Wardrobe gaps are another time to flex the rules. If you realize you lack a specific category, like a polished low-heel boot for winter or a lightweight jacket for in-between weather, you may pick something slightly outside your usual palette or vibe to solve a recurring problem. Here, the ROI is in friction removed from your week. Special occasions sit in their own category. A wedding, graduation, or career milestone sometimes calls for a dress or suit that won’t see weekly wear, and that’s fine. In those moments, use the framework loosely: at least respect your undertone and fit, so the photos age well and you still feel like yourself.

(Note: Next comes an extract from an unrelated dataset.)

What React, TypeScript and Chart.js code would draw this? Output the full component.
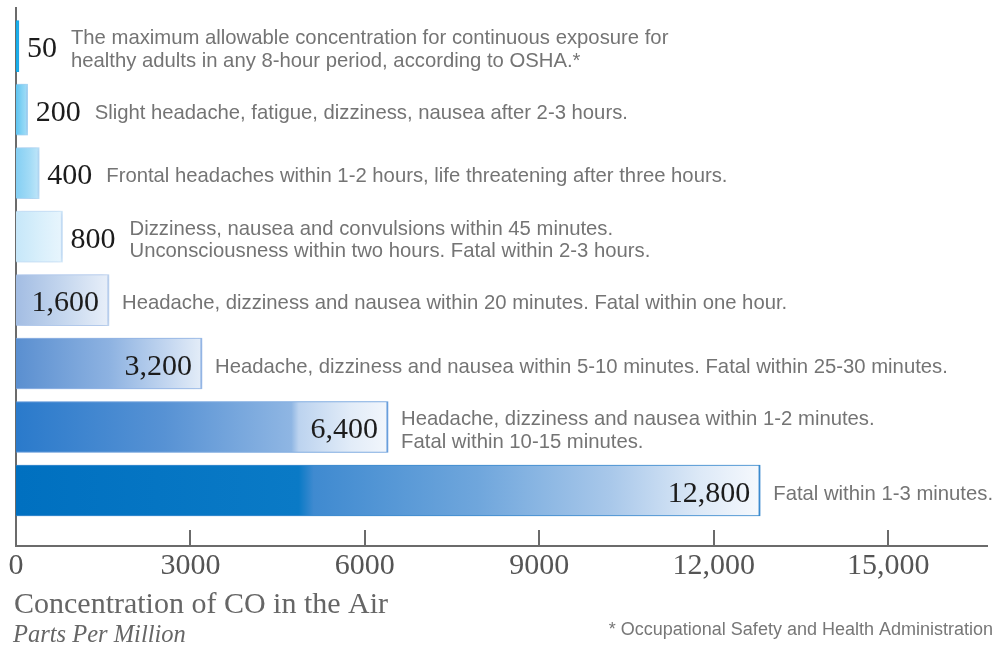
import React, { useEffect, useRef } from 'react';
import { Chart, registerables } from 'chart.js';

Chart.register(...registerables);

// ---------- data ----------
const levelLabels = ['50', '200', '400', '800', '1,600', '3,200', '6,400', '12,800'];
const ppmValues = [50, 200, 400, 800, 1600, 3200, 6400, 12800];
const effects: string[][] = [
  ['The maximum allowable concentration for continuous exposure for', 'healthy adults in any 8-hour period, according to OSHA.*'],
  ['Slight headache, fatigue, dizziness, nausea after 2-3 hours.'],
  ['Frontal headaches within 1-2 hours, life threatening after three hours.'],
  ['Dizziness, nausea and convulsions within 45 minutes.', 'Unconsciousness within two hours. Fatal within 2-3 hours.'],
  ['Headache, dizziness and nausea within 20 minutes. Fatal within one hour.'],
  ['Headache, dizziness and nausea within 5-10 minutes. Fatal within 25-30 minutes.'],
  ['Headache, dizziness and nausea within 1-2 minutes.', 'Fatal within 10-15 minutes.'],
  ['Fatal within 1-3 minutes.'],
];
const labelInsideBar = [false, false, false, false, true, true, true, true];
const xTickValues = [0, 3000, 6000, 9000, 12000, 15000];
const xAxisMax = 16700;
const axisTitle = 'Concentration of CO in the Air';
const axisSubtitle = 'Parts Per Million';
const footnote = '* Occupational Safety and Health Administration';

// ---------- styles ----------
const barGradients: [number, string][][] = [
  [[0, '#0aa8e6'], [1, '#22b6ec']],
  [[0, '#5ec4f0'], [0.5, '#84d2f4'], [1, '#a6def7']],
  [[0, '#84cff3'], [0.6, '#a3dbf6'], [1, '#c0e6f9']],
  [[0, '#c6e7f9'], [0.5, '#d8effb'], [1, '#e8f5fd']],
  [[0, '#a3bde3'], [0.5, '#c4d6ee'], [1, '#e8eff9']],
  [[0, '#5a8fd0'], [0.5, '#8db2e1'], [0.82, '#c4d7f0'], [1, '#e4edf8']],
  [[0, '#2a7acb'], [0.4, '#5792d4'], [0.74, '#8fb6e3'], [0.76, '#bcd3ef'], [0.9, '#e2ecf8'], [1, '#f2f6fc']],
  [[0, '#0070c0'], [0.38, '#0a7ac6'], [0.4, '#3f8ad0'], [0.62, '#6fa6dc'], [0.8, '#a9c8ea'], [0.92, '#dde9f7'], [1, '#f6f9fd']],
];
const barBorders = [
  'rgba(0,160,230,0.9)',
  'rgba(90,190,240,0.5)',
  'rgba(120,200,240,0.45)',
  'rgba(190,225,248,0.6)',
  'rgba(160,190,230,0.6)',
  'rgba(130,170,225,0.8)',
  'rgba(80,145,215,0.85)',
  'rgba(30,125,200,0.9)',
];
const AXIS_COLOR = '#6b6b6b';
const SERIF = '"Liberation Serif", "DejaVu Serif", serif';
const SANS = '"Liberation Sans", Arial, sans-serif';

function formatTick(v: number): string {
  return v >= 10000 ? v.toLocaleString('en-US') : String(v);
}

const annotationPlugin = {
  id: 'coAnnotations',
  beforeDatasetsDraw(chart: any) {
    const { ctx, chartArea, scales } = chart;
    const xs = scales.x;
    const x0 = xs.getPixelForValue(0);
    ctx.save();
    ctx.strokeStyle = AXIS_COLOR;
    ctx.lineWidth = 2;
    ctx.beginPath();
    ctx.moveTo(x0, chartArea.top - 1);
    ctx.lineTo(x0, chartArea.bottom);
    ctx.stroke();
    xs.ticks.forEach((t: any) => {
      if (t.value === 0) return;
      const px = Math.round(xs.getPixelForValue(t.value));
      ctx.beginPath();
      ctx.moveTo(px, chartArea.bottom - 16);
      ctx.lineTo(px, chartArea.bottom);
      ctx.stroke();
    });
    ctx.restore();
    // gradient fills per bar, computed from the scale
    const meta = chart.getDatasetMeta(0);
    meta.data.forEach((bar: any, i: number) => {
      const bx0 = xs.getPixelForValue(0);
      const bx1 = xs.getPixelForValue(ppmValues[i]);
      if (!Number.isFinite(bx0) || !Number.isFinite(bx1)) return;
      const g = ctx.createLinearGradient(bx0, 0, Math.max(bx1, bx0 + 1), 0);
      barGradients[i].forEach(([o, col]) => g.addColorStop(o, col));
      if (bar.options && !Object.isFrozen(bar.options)) {
        bar.options.backgroundColor = g;
      }
    });
    ctx.save();
    ctx.shadowColor = 'rgba(110,150,215,0.45)';
    ctx.shadowBlur = 7;
  },
  afterDatasetsDraw(chart: any) {
    const { ctx, chartArea } = chart;
    ctx.restore();
    const meta = chart.getDatasetMeta(0);
    ctx.save();
    meta.data.forEach((bar: any, i: number) => {
      const { x, y } = bar.getProps(['x', 'y'], true);
      ctx.font = `30px ${SERIF}`;
      ctx.fillStyle = '#1c1c1c';
      ctx.textBaseline = 'alphabetic';
      const baseline = y + 11;
      let descX: number;
      if (labelInsideBar[i]) {
        ctx.textAlign = 'right';
        ctx.fillText(levelLabels[i], x - 10, baseline);
        descX = x + 13;
      } else {
        ctx.textAlign = 'left';
        const lx = x + 8;
        ctx.fillText(levelLabels[i], lx, baseline);
        descX = lx + ctx.measureText(levelLabels[i]).width + 14;
      }
      ctx.font = `20.3px ${SANS}`;
      ctx.fillStyle = '#747474';
      ctx.textAlign = 'left';
      const lines = effects[i];
      const lh = 22.5;
      const first = y + 2 - ((lines.length - 1) * lh) / 2 + 7.3;
      lines.forEach((line, k) => ctx.fillText(line, descX, first + k * lh));
    });

    // axis titles
    ctx.textAlign = 'left';
    ctx.fillStyle = '#666';
    ctx.font = `30px ${SERIF}`;
    ctx.fillText(axisTitle, chartArea.left - 2, chartArea.bottom + 67);
    ctx.font = `italic 24.5px ${SERIF}`;
    ctx.fillText(axisSubtitle, chartArea.left - 3, chartArea.bottom + 96);
    ctx.font = `18px ${SANS}`;
    ctx.fillStyle = '#777';
    ctx.textAlign = 'right';
    ctx.fillText(footnote, chart.width - 10, chartArea.bottom + 89);
    ctx.restore();
  },
};

export default function App() {
  const canvasRef = useRef<HTMLCanvasElement | null>(null);

  useEffect(() => {
    if (!canvasRef.current) return;
    const chart = new Chart(canvasRef.current, {
      type: 'bar',
      data: {
        datasets: [
          {
            label: 'CO concentration (ppm)',
            data: ppmValues.map((v, i) => ({ x: v, y: i })),
            backgroundColor: barGradients.map((s) => s[0][1]),
            borderColor: barBorders,
            borderWidth: { top: 1, right: 2, bottom: 1, left: 0 },
            borderSkipped: false,
            barThickness: 51,
            clip: false,
          } as any,
        ],
      },
      options: {
        indexAxis: 'y',
        animation: false,
        responsive: false,
        devicePixelRatio: 1,
        layout: { padding: { left: 16, top: 8, right: 16, bottom: 59 } },
        plugins: {
          legend: { display: false },
          tooltip: { enabled: false },
          title: { display: false },
        },
        scales: {
          x: {
            type: 'linear',
            position: 'bottom',
            min: 0,
            max: xAxisMax,
            grid: { display: false, drawTicks: false },
            border: { display: true, color: AXIS_COLOR, width: 2 },
            afterBuildTicks: (s: any) => {
              s.ticks = xTickValues.map((v) => ({ value: v }));
            },
            ticks: {
              autoSkip: false,
              maxRotation: 0,
              padding: 2,
              color: '#555',
              font: { family: SERIF, size: 30 },
              callback: (v: any) => formatTick(Number(v)),
            },
            afterFit: (s: any) => {
              s.height = 40;
            },
          },
          y: {
            type: 'linear',
            display: false,
            reverse: true,
            offset: false,
            grace: 0,
            min: -0.6,
            max: 7.874,
          },
        },
      } as any,
      plugins: [annotationPlugin],
    });
    return () => chart.destroy();
  }, []);

  return (
    <div style={{ position: 'absolute', left: 0, top: 0, width: 1003, height: 645, background: '#fff' }}>
      <canvas ref={canvasRef} width={1003} height={645} style={{ display: 'block' }} />
    </div>
  );
}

What I want you to avoid is labeling every temptation as a “statement” or “special.” If you hear yourself doing that, pause and revisit the three primary questions. Conscious exceptions enrich your style and tell your story. Unconscious exceptions drag you back into overstuffed-closet, nothing-to-wear territory. With a little honesty, you’ll learn to tell the difference quickly and give yourself both discipline and delight.
The ROI - Lower return rates, higher satisfaction, money saved
When you run your shopping through this simple sequence—color palette, versatility, real-life fit, then bonus checks—you change the economics of your wardrobe. You’re no longer judging pieces only by the high of checkout or the first try-on in good lighting. You’re evaluating how each item will behave over time. That shift quietly compounds in your bank account, in your closet space, and in your mental energy every single morning.
Lower return rates are the first obvious win. If most of your items already align with your colors and life, fewer things arrive and feel “off.” You save time on printing labels, dropping packages, and tracking refunds. More importantly, you save the hidden emotional cost of frustration and self-blame. You stop asking, “What’s wrong with my body?” and instead think, “This simply doesn’t meet my criteria.” That small reframing protects your confidence.
You’ll also notice higher satisfaction from what you keep. Pieces get worn often, styled in multiple ways, and actually earn their place. Over a few months, this looks like spending the same amount on clothes, but keeping fewer and loving most of them. Over a year, it often looks like spending less overall because you’re not constantly compensating for bad buys. You may start redirecting that money toward better-quality staples or experiences you value more than yet another “meh” top.
Finally, the ROI shows up in your mornings. When your closet is filled with items that passed this filter, outfit decisions become almost mechanical. You know your colors, you know what mixes, and everything in front of you reflects your real life. Getting dressed shifts from stressful improvisation to a quick, calm selection process. You leave the house feeling resolved instead of uncertain, which is ultimately the most valuable return: a quiet, everyday confidence that your wardrobe is working for you, not against you.